Vulnerability to Disaster in a Multi-hazard Coastal Environment in Bangladesh

2021 
Using the DPSIR (Drivers, Pressures, States, Impacts, and Responses) framework as an analytical lens, this study elucidates how climate-related hazards coupled with other drivers create disaster vulnerability to coastal communities in the southern region of Bangladesh. Primary data were collected through fieldwork from the five communities in the study area which includes individual interview, focus group discussion and key informant interview. Following this framework, the present study revealed that coastal communities in Bangladesh face recurrent hazards (e.g., cyclones) which coupled with social (e.g., poverty), demographic (e.g., migration) and economic drivers (e.g., poor economic system). These altogether transform the effects of hazards into disaster and make corresponding changes in human well-being and as well as in the environment.

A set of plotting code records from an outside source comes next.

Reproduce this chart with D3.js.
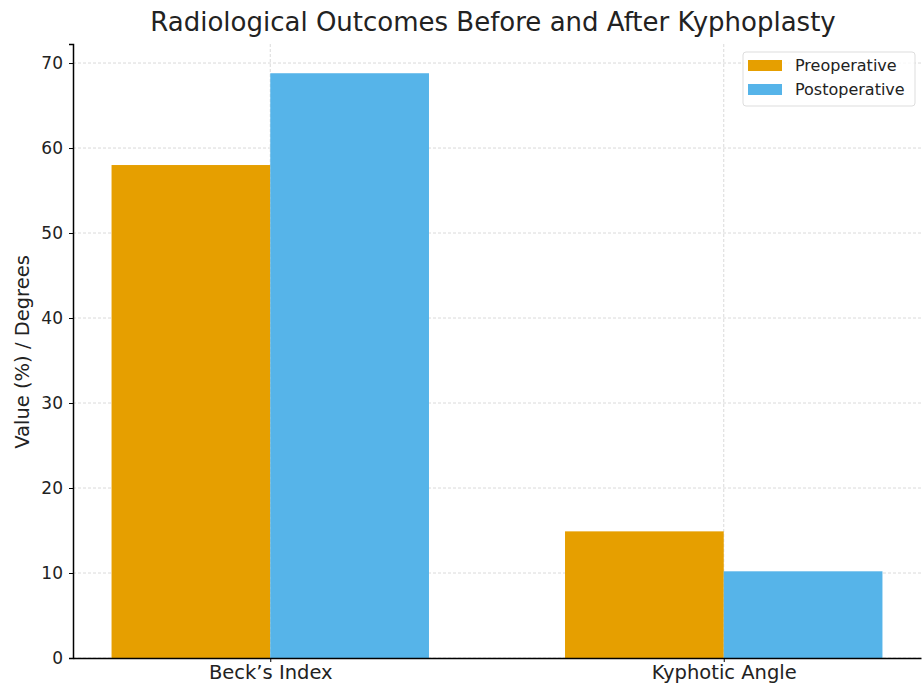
<!DOCTYPE html>
<html><head><meta charset="utf-8">
<script src="https://cdn.jsdelivr.net/npm/d3@7"></script>
<style>body{margin:0;background:#fff}svg{display:block}text{font-family:"DejaVu Sans",sans-serif;fill:#222}</style>
</head><body><svg id="c" width="923" height="684"></svg>
<script>
const categories = ["Beck\u2019s Index", "Kyphotic Angle"];
const seriesNames = ["Preoperative", "Postoperative"];
const preoperative = [58, 14.9];
const postoperative = [68.8, 10.2];
const yTicks = [0, 10, 20, 30, 40, 50, 60, 70];
const colors = ["#E69F00", "#56B4E9"];

const svg = d3.select("#c");
const m = {l: 73, r: 921, t: 44, b: 658};
const barW = 0.35;
const x = d3.scaleLinear().domain([-barW - 0.085, 1 + barW + 0.085]).range([m.l, m.r]);
const yMax = d3.max([...preoperative, ...postoperative]) * 1.05;
const y = d3.scaleLinear().domain([0, yMax]).range([m.b, m.t]);

// grid
const g = svg.append("g");
g.selectAll(".hg").data(yTicks).join("line")
  .attr("x1", m.l).attr("x2", m.r).attr("y1", d => y(d)).attr("y2", d => y(d))
  .attr("stroke", "#d0d0d0").attr("stroke-dasharray", "3,2").attr("stroke-width", 0.8);
g.selectAll(".vg").data(categories).join("line")
  .attr("x1", (d, i) => x(i)).attr("x2", (d, i) => x(i)).attr("y1", m.t).attr("y2", m.b)
  .attr("stroke", "#d0d0d0").attr("stroke-dasharray", "3,2").attr("stroke-width", 0.8);

// bars
const series = [preoperative, postoperative];
series.forEach((vals, s) => {
  svg.append("g").selectAll("rect").data(vals).join("rect")
    .attr("x", (d, i) => x(i + (s === 0 ? -barW : 0)))
    .attr("width", x(barW) - x(0))
    .attr("y", d => y(d)).attr("height", d => y(0) - y(d))
    .attr("fill", colors[s]);
});

// axes
const ya = svg.append("g").attr("transform", `translate(${m.l},0)`)
  .call(d3.axisLeft(y).tickValues(yTicks).tickSize(4).tickPadding(6));
ya.select(".domain").attr("stroke", "#000").attr("stroke-width", 1.5);
ya.selectAll("text").style("font-size", "17px").attr("fill", "#222");
const xa = svg.append("g").attr("transform", `translate(0,${m.b})`)
  .call(d3.axisBottom(x).tickValues([0, 1]).tickFormat((d) => categories[d]).tickSize(4).tickPadding(3).tickSizeOuter(0));
xa.select(".domain").attr("stroke", "#000").attr("stroke-width", 1.5);
xa.selectAll("text").style("font-size", "19.5px").attr("fill", "#222");

// title and label
svg.append("text").attr("x", 493).attr("y", 31).attr("text-anchor", "middle")
  .style("font-size", "26px").text("Radiological Outcomes Before and After Kyphoplasty");
svg.append("text").attr("transform", "translate(29,352) rotate(-90)").attr("text-anchor", "middle")
  .style("font-size", "19.5px").text("Value (%) / Degrees");

// legend
const lg = svg.append("g").attr("transform", "translate(743,52)");
lg.append("rect").attr("width", 172).attr("height", 54).attr("rx", 3)
  .attr("fill", "#fff").attr("fill-opacity", 0.8).attr("stroke", "#ddd");
seriesNames.forEach((n, i) => {
  lg.append("rect").attr("x", 5).attr("y", 8 + i * 24).attr("width", 34).attr("height", 11).attr("fill", colors[i]);
  lg.append("text").attr("x", 52).attr("y", 19 + i * 24).style("font-size", "16px").text(n);
});
</script></body></html>
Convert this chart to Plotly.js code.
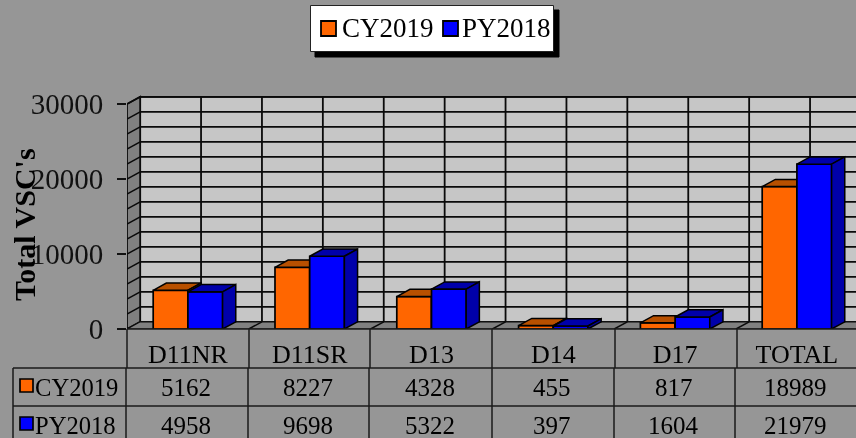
<!DOCTYPE html>
<html>
<head>
<meta charset="utf-8">
<script src="https://cdn.plot.ly/plotly-3.0.1.min.js"></script>
<style>html,body{margin:0;padding:0;background:#969696;overflow:hidden}
#chart{filter:blur(0.4px)}</style>
</head>
<body>
<div id="chart" style="width:856px;height:438px"></div>
<script>
var categories = ["D11NR","D11SR","D13","D14","D17","TOTAL"];
var cy2019 = [5162,8227,4328,455,817,18989];
var py2018 = [4958,9698,5322,397,1604,21979];
var seriesNames = ["CY2019","PY2018"];
var yTicks = [0,10000,20000,30000];
var axisTitle = "Total VSC's";

var W=856,H=438,L=127,T=90,B=109;
var FONT='"Liberation Serif","Times New Roman",serif';
var INK='#0a0a0a', DARK='#000000';
var ORANGE='#FF6600', ORANGE_D='#B85000', BLUE='#0000FF', BLUE_D='#0000AA';
var catPx=121.8, unitPx=0.0075;
var xMax=-0.5+(W-L)/catPx, yMax=(H-B-T)/unitPx;
var dX=0.108, dY=960, barW=0.285;
function px(x){return (x-L)/(W-L);}
function py(y){return (H-B-y)/(H-B-T);}

function frontBar(vals,color,off,ax){
  return {type:'bar',x:categories.map(function(c,i){return i;}),y:vals,width:barW,offset:off,
    marker:{color:color,line:{color:DARK,width:1.7}},hoverinfo:'skip',showlegend:false,cliponaxis:false,
    xaxis:ax[0],yaxis:ax[1]};
}
function face(vals,color,off,kind,ax){
  var xs=[],ys=[];
  vals.forEach(function(v,i){
    var a=i+off,b=a+barW;
    if(kind==='side'){
      xs.push(b,b+dX,b+dX,b,b,null); ys.push(0,dY,v+dY,v,0,null);
    }else{
      xs.push(a,a+dX,b+dX,b,a,null); ys.push(v,v+dY,v+dY,v,v,null);
    }
  });
  return {type:'scatter',mode:'lines',x:xs,y:ys,fill:'toself',fillcolor:color,
    line:{color:DARK,width:1.5},hoverinfo:'skip',showlegend:false,cliponaxis:false,
    xaxis:ax[0],yaxis:ax[1]};
}
var a1=['x','y'],a2=['x2','y2'];
var data=[
  frontBar(cy2019,ORANGE,-barW,a1),
  face(cy2019,ORANGE_D,-barW,'top',a1),
  face(cy2019,ORANGE_D,-barW,'side',a1),
  frontBar(py2018,BLUE,0,a2),
  face(py2018,BLUE_D,0,'top',a2),
  face(py2018,BLUE_D,0,'side',a2)
];

var shapes=[];
function poly(pts,fill,lw,layer){
  shapes.push({type:'path',xref:'x',yref:'y',layer:layer||'below',
    path:'M'+pts.map(function(p){return p[0]+' '+p[1];}).join('L')+'Z',
    fillcolor:fill,line:{color:INK,width:lw}});
}
function dline(x0,y0,x1,y1,lw){
  shapes.push({type:'line',xref:'x',yref:'y',layer:'below',x0:x0,y0:y0,x1:x1,y1:y1,line:{color:INK,width:lw}});
}
function pline(x0,y0,x1,y1,lw,col){
  shapes.push({type:'line',xref:'paper',yref:'paper',layer:'above',x0:px(x0),y0:py(y0),x1:px(x1),y1:py(y1),line:{color:col||'#1a1a1a',width:lw}});
}
function prect(x0,y0,x1,y1,fill,line,lw){
  shapes.push({type:'rect',xref:'paper',yref:'paper',layer:'above',x0:px(x0),y0:py(y0),x1:px(x1),y1:py(y1),fillcolor:fill,line:{color:line,width:lw}});
}
// walls and floor
var wallLeft=-0.5,wallTop=30000;
poly([[wallLeft+dX,dY],[xMax+1,dY],[xMax+1,wallTop+dY],[wallLeft+dX,wallTop+dY]],'#C6C6C6',1.8);
poly([[wallLeft,0],[wallLeft+dX,dY],[wallLeft+dX,wallTop+dY],[wallLeft,wallTop]],'#808080',1.8);
poly([[wallLeft,0],[wallLeft+dX,dY],[xMax+1,dY],[xMax+1,0]],'#808080',1.2);
for(var v=2000;v<=wallTop;v+=2000){
  dline(wallLeft,v,wallLeft+dX,v+dY,1.5);
  dline(wallLeft+dX,v+dY,xMax,v+dY,1.8);
}
for(var k=1;k<=12;k++){ dline(wallLeft+dX+k*0.5,dY,wallLeft+dX+k*0.5,wallTop+dY,1.8); }
for(var c=1;c<=6;c++){ dline(wallLeft+c,0,wallLeft+c+dX,dY,1.5); }

// data table rules
var rows=[368,406];
pline(13,rows[0],W,rows[0],1.5);
pline(13,rows[1],W,rows[1],1.5);
pline(13,rows[0],13,H,1.5);
pline(L,329,W,329,1.5);
[127,249,370,492,615,737].forEach(function(x){ pline(x,329,x,rows[0],1.5); });
[126,248,369,492,614,735].forEach(function(x){ pline(x,rows[0],x,H,1.5); });
// series keys in the table
prect(20,379,33,392,ORANGE,'#000',1.7);
prect(20,417,33,430,BLUE,'#000',1.7);
// legend box
prect(315,10,559,57,'#000','#000',1);
prect(310.5,5.5,553.5,51.5,'#FFFFFF','#222',1);
prect(321,21,336,36,ORANGE,'#000',1.8);
prect(443,21,458,36,BLUE,'#000',1.8);

var anns=[];
function txt(x,y,s,size,anchor,extra){
  var a={xref:'paper',yref:'paper',x:px(x),y:py(y),text:s,showarrow:false,xanchor:anchor,yanchor:'middle',
    font:{family:FONT,size:size,color:'#000'},borderpad:0,borderwidth:0};
  for(var k in extra){a[k]=extra[k];}
  anns.push(a);
}
txt(342,28,seriesNames[0],27,'left');
txt(462,28,seriesNames[1],27,'left');
txt(35.5,387,seriesNames[0],24.6,'left');
txt(35.5,425,seriesNames[1],24.6,'left');
txt(24,224,axisTitle,30,'center',{textangle:-90,font:{family:FONT,size:30,color:'#000',weight:700}});
categories.forEach(function(c,i){
  var cx=L+(i+0.5)*catPx-1.5;
  txt(cx,387,String(cy2019[i]),25,'center');
  txt(cx,425,String(py2018[i]),25,'center');
});

var layout={
  width:W,height:H,margin:{l:L,r:0,t:T,b:B,pad:0},
  paper_bgcolor:'#969696',plot_bgcolor:'rgba(0,0,0,0)',
  showlegend:false,barmode:'overlay',
  xaxis:{type:'linear',range:[wallLeft,xMax],showgrid:false,zeroline:false,showline:false,
    tickmode:'array',tickvals:categories.map(function(c,i){return i;}),ticktext:categories,
    ticks:'',ticklabelstandoff:7,tickfont:{family:FONT,size:26,color:'#000'}},
  yaxis:{type:'linear',range:[0,yMax],showgrid:false,zeroline:false,showline:false,
    tickmode:'array',tickvals:yTicks,ticktext:yTicks.map(String),ticks:'outside',ticklen:9,tickwidth:1.5,tickcolor:'#111',
    tickfont:{family:FONT,size:29,color:'#111'},ticklabelstandoff:8},
  xaxis2:{overlaying:'x',matches:'x',range:[wallLeft,xMax],visible:false},
  yaxis2:{overlaying:'y',matches:'y',range:[0,yMax],visible:false},
  shapes:shapes,annotations:anns
};
Plotly.newPlot('chart',data,layout,{displayModeBar:false,staticPlot:true});
</script>
</body>
</html>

Also, environmental degradation (e.g., over-exploitation of common pool resources) seriously undermines the adaptive capacity of the population. As a result of a disaster, communities suffer: human causalities, food insecurity, and malnutrition. In response to the adverse impacts of disaster, affected communities adopt a variety of coping strategies, some of which led them to be worse off. For instance, taking loan for consumption needs, taking children out of school for child labor entrap them into long-term debt bondage and make further vulnerable to intergenerational poverty. To reverse this situation, the economic condition needs to be enhanced for overcoming poverty; disaster risk strategies need to address all factors related to water security of the coastal fishers.